Vanguard FTSE All-World Hits Record as Index Reclassification Sets Stage for Vietnam and Greece
13.05.2026 - 15:15:58 | boerse-global.de
The Vanguard FTSE All-World UCITS ETF has punched through to a new all-time high of €158.84 on Wednesday, adding nearly 9% since the start of the year and close to 23% over the past twelve months. The milestone comes as the underlying index provider, FTSE Russell, uncorks a historic reshuffling of country classifications that will see Vietnam upgraded and Greece returned to developed-market status from September 2026.
Vietnam’s long climb and Greece’s return
Vietnam will graduate from frontier-market to secondary emerging-market status in September 2026, after a significant overhaul of its market infrastructure. Foreign investors no longer have to pre-deposit capital, a key hurdle that had kept the country in the lower tier. The index will absorb Vietnam in four tranches, with full inclusion expected by September 2027. In parallel, Greece now satisfies all criteria to rejoin the developed-market ranks, marking its first return to the top tier since the debt crisis.
The Vanguard fund uses physical sampling to track the roughly 4,200 constituents of the FTSE All-World Index rather than buying every single stock. That keeps transaction costs low when such periodic reclassifications trigger adjustments. The next regular index rebalancing is scheduled for after the close on June 19.
Global rotation fuels the rally
The ETF’s latest leg higher reflects a broader market rotation. International equities outpaced US stocks by about 17 percentage points in 2025, and the trend has carried into 2026, driven by Europe, Japan and emerging markets. Kevin Grogan, chief investment officer for systematic strategies at Focus Partners, points to a weaker dollar, shifting sentiment after years of undervaluation, and fiscal stimulus in Europe as catalysts.
At €158.14 on Tuesday, the ETF closed just shy of its 52-week high before breaching it the next day. The fund has gathered net inflows of $490 million in March alone, part of a record €124.9 billion surge in European ETF flows at the start of the year.
Concentration risks remain, diversification pays
Despite its global label, the FTSE All-World is heavily skewed toward the US, which accounts for roughly two-thirds of the index weight. The technology sector makes up about 25%, and the ten largest holdings – including Apple, Microsoft and Nvidia – combine for around 20% of total value. That concentration has been a double-edged sword: US dominance dragged during the rotation, but the emerging-market stake of about 11% has provided a powerful offset.
Roughly 35% of global equity market capitalisation sits outside the US, making a single-country bet a deliberate regional call. The Vanguard All-World, with its blend of developed and emerging markets, absorbs currency and regional dispersion without trying to pick winners. The fund’s total expense ratio remains a steady 0.19% per year, and the accumulating share class reinvests dividends automatically.

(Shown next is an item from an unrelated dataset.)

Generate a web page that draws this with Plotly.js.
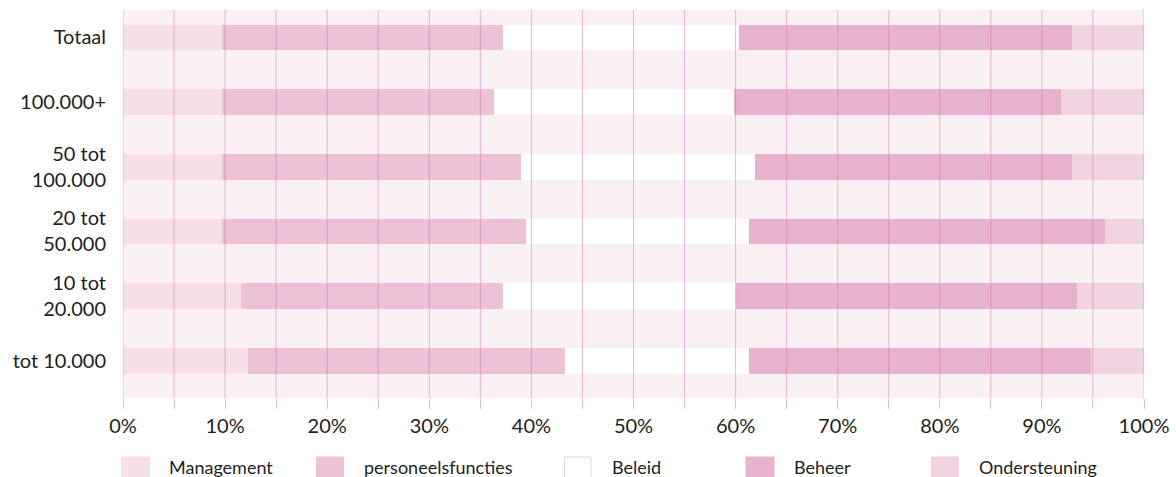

The passive structure also forces the ETF to mirror index changes. FactSet Research Systems was recently removed from the FTSE All-World Index, and funds had to adjust holdings accordingly. With a total net asset value of around $57.5 billion, the Vanguard FTSE All-World is one of the largest global equity ETFs – and the coming reclassification of Vietnam and Greece will add two more pieces to its ever-expanding mosaic.